During the weekly Lamaze class, the instructor emphasized the importance of exercise,
hinting strongly that husbands need to get out and start walking with their wives. From
the back of the room one expectant father inquired,
"Would it be okay if she carries a bag of golf clubs while she walks?"
A man playing as a single at Pebble Beach was teamed with a twosome. After a few holes,
the twosome finally asked why he was playing such a beautiful course by himself. He
replied that he & his wife had played the course every year - for over 20 years - but
this year she had passed away and he kept the tee time in her memory. The twosome
commented that they thought certainly someone would have been willing to take her
spot. " So did I" he said - "but they all wanted to go to her funeral"
Two guys were playing golf and were slowed down by two women playing ahead of them. After
a few holes, they decide that they should politely ask the women if they can play ahead of
them. The first guys walks up to the two women, but when he's about midway he stops and
runs back to his friend, hiding, ans says: "I can't go talk to them, it's my wife
playing with my mistress!" "Ok, ok, I'll go." So the second guy goes up to
the ladies, but again stops midway and runs back: "Gee, it's a small world.."
The other day I was on the golf course and I hit two of my best balls: I steped on a rake.

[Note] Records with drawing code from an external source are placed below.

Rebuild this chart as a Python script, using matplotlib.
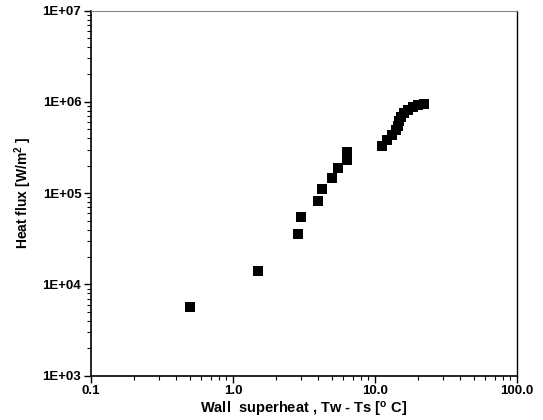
import matplotlib
matplotlib.use("Agg")
import matplotlib.pyplot as plt
from matplotlib.ticker import LogLocator, FixedLocator, NullFormatter

plt.rcParams['font.family'] = ['Liberation Sans', 'DejaVu Sans']
plt.rcParams['mathtext.default'] = 'bf'

superheat = [0.50, 1.50, 2.87, 3.01, 3.97, 4.22, 4.98, 5.49, 6.32, 6.32,
             11.2, 12.1, 13.1, 14.0, 14.6, 14.8, 15.2, 16.0, 17.0, 18.5, 20.0, 22.0]
heat_flux = [5.7e3, 1.42e4, 3.57e4, 5.48e4, 8.2e4, 1.11e5, 1.47e5, 1.89e5, 2.31e5, 2.83e5,
             3.3e5, 3.8e5, 4.3e5, 4.9e5, 5.5e5, 6.2e5, 6.8e5, 7.5e5, 8.2e5, 8.8e5, 9.2e5, 9.6e5]

xticks = [0.1, 1.0, 10.0, 100.0]
xticklabels = ["0.1", "1.0", "10.0", "100.0"]
yticks = [1e3, 1e4, 1e5, 1e6, 1e7]
yticklabels = ["1E+03", "1E+04", "1E+05", "1E+06", "1E+07"]

fig = plt.figure(figsize=(5.43, 4.2), dpi=100)
ax = fig.add_axes([0.1676, 0.1055, 0.952 - 0.1676, 0.9745 - 0.1055])

ax.plot(superheat, heat_flux, linestyle='none', marker='s', markersize=7,
        color='black', markeredgewidth=0)

ax.set_xscale('log')
ax.set_yscale('log')
ax.set_xlim(0.1, 100)
ax.set_ylim(1e3, 1e7)

ax.xaxis.set_major_locator(FixedLocator(xticks))
ax.set_xticklabels(xticklabels)
ax.yaxis.set_major_locator(FixedLocator(yticks))
ax.set_yticklabels(yticklabels)
ax.xaxis.set_minor_locator(LogLocator(base=10, subs=range(2, 10)))
ax.yaxis.set_minor_locator(LogLocator(base=10, subs=range(2, 10)))
ax.xaxis.set_minor_formatter(NullFormatter())
ax.yaxis.set_minor_formatter(NullFormatter())

ax.tick_params(which='major', direction='out', length=5, width=1.0, labelsize=9.5, pad=2)
ax.tick_params(which='minor', direction='out', length=3, width=0.8)
ax.tick_params(top=False, right=False, which='both')

for lab in ax.get_xticklabels() + ax.get_yticklabels():
    lab.set_fontweight('bold')

ax.spines['left'].set_linewidth(1.2)
ax.spines['bottom'].set_linewidth(1.2)
ax.spines['right'].set_linewidth(1.0)
ax.spines['top'].set_linewidth(0.8)
ax.spines['top'].set_color('#888888')

ax.set_xlabel("Wall  superheat , Tw - Ts [$\\mathregular{^o}$ C]", fontsize=10.5,
              fontweight='bold', labelpad=2)
ax.set_ylabel("Heat flux [W/m$\\mathregular{^2}$ ]", fontsize=10, fontweight='bold', labelpad=6)

fig.savefig("out.png", dpi=100)
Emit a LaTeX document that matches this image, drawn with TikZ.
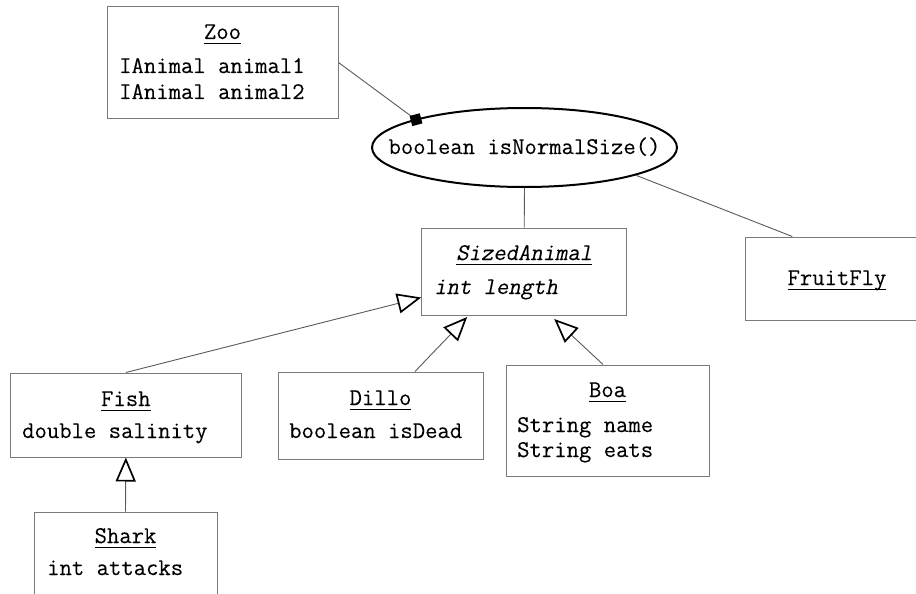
\documentclass[tikz,border=0pt]{standalone}
\usepackage{fontspec}
\setmainfont[FakeBold=0.12]{Latin Modern Mono}
\newfontfamily\oblfont[FakeSlant=0.2,FakeBold=0.12]{Latin Modern Mono}
\usetikzlibrary{shapes.geometric,arrows.meta,calc}
\definecolor{boxgray}{HTML}{7A7A7A}
\definecolor{linegray}{HTML}{5A5A5A}
\newcommand\myul[1]{\setbox0\hbox{#1}\rlap{\rule[-5.2pt]{\wd0}{1.6pt}}\box0}
\begin{document}
\begin{tikzpicture}[x=1pt,y=-1pt,
  umlbox/.style={draw=boxgray, line width=1pt, inner sep=0pt},
  ttl/.style={anchor=base, inner sep=0pt, font=\fontsize{24}{24}\selectfont},
  attr/.style={anchor=base west, inner sep=0pt, font=\fontsize{24}{24}\selectfont},
  conn/.style={draw=linegray, line width=0.9pt},
  inh/.style={conn, -{Triangle[open, length=24pt, width=20pt, line width=1.7pt, color=black]}}
]
\fill[white] (0,0) rectangle (916,594);
\useasboundingbox (0,0) rectangle (916,594);
\clip (0,0) rectangle (916,594);

% boxes
\node[umlbox, minimum width=231pt, minimum height=111pt] (zoo) at (222.5,62.5) {};
\node[draw=black, line width=2pt, ellipse, minimum width=305pt, minimum height=79pt, inner sep=0pt] (ell) at (524.5,147.5) {};
\node[umlbox, minimum width=205pt, minimum height=87.5pt] (sized) at (524.2,271.75) {};
\node[umlbox, minimum width=183.3pt, minimum height=83pt] (fly) at (837.3,278.5) {};
\node[umlbox, minimum width=231.7pt, minimum height=84pt] (fish) at (125.85,415) {};
\node[umlbox, minimum width=205pt, minimum height=87pt] (dillo) at (380.5,415.5) {};
\node[umlbox, minimum width=203pt, minimum height=111pt] (boa) at (607.5,420.5) {};
\node[umlbox, minimum width=183pt, minimum height=85pt] (shark) at (125.5,554.5) {};

% texts
\node[ttl] (zooT) at (222.5,39) {\myul{Zoo}};
\node[attr] (zooA) at (119,73) {IAnimal animal1};
\node[attr] (zooB) at (119,99) {IAnimal animal2};
\node[ttl] (ellT) at (524.5,154) {boolean isNormalSize()};
\node[ttl] (sizedT) at (524.2,260) {\myul{\oblfont SizedAnimal}};
\node[attr] (sizedA) at (434,294) {\oblfont int length};
\node[ttl] (flyT) at (837,285) {\myul{FruitFly}};
\node[ttl] (fishT) at (125.85,406) {\myul{Fish}};
\node[attr] (fishA) at (22,438) {double salinity};
\node[ttl] (dilloT) at (380.5,405) {\myul{Dillo}};
\node[attr] (dilloA) at (289,438) {boolean isDead};
\node[ttl] (boaT) at (607.5,397) {\myul{Boa}};
\node[attr] (boaA) at (517,432) {String name};
\node[attr] (boaB) at (517,457) {String eats};
\node[ttl] (sharkT) at (125.5,543) {\myul{Shark}};
\node[attr] (sharkA) at (47,575) {int attacks};

% connectors
\coordinate (aggpt) at (416,119.7);
\draw[conn] (zoo.east) -- (aggpt);
\node[fill=black, minimum size=10.5pt, inner sep=0pt, rotate=15] (agg) at (aggpt) {};
\draw[conn] (ell.south) -- (sized.north);
\coordinate (flyin) at ($(fly.north)+(-45,0)$);
\draw[conn] (ell.-14) -- (flyin);

\coordinate (fishtip) at ($(sized.south west)+(0,-18.5)$);
\draw[inh] (fish.north) -- (fishtip);
\coordinate (dillofrom) at ($(dillo.north)+(34.5,0)$);
\coordinate (dillotip) at ($(sized.south)+(-57,1)$);
\draw[inh] (dillofrom) -- (dillotip);
\coordinate (boafrom) at ($(boa.north)+(-4.5,0)$);
\coordinate (boatip) at ($(sized.south)+(30,3)$);
\draw[inh] (boafrom) -- (boatip);
\draw[inh] (shark.north) -- (fish.south);
\end{tikzpicture}
\end{document}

A Jew, a Catholic and a Morman were having drinks at the bar after an interfaith
convention. The Jew, bragging about his virility said "I have four sons, one more and
I'll have a basketball team!." The Catholic poo-poohed this acomplishment,
stating, "Thats nothing boy, I have 10 sons, one more and I'll have a football
team." To which the Mormon replied, "You fellers ain't got a clue. I have 17
wives, one more and I'll have a golf course!."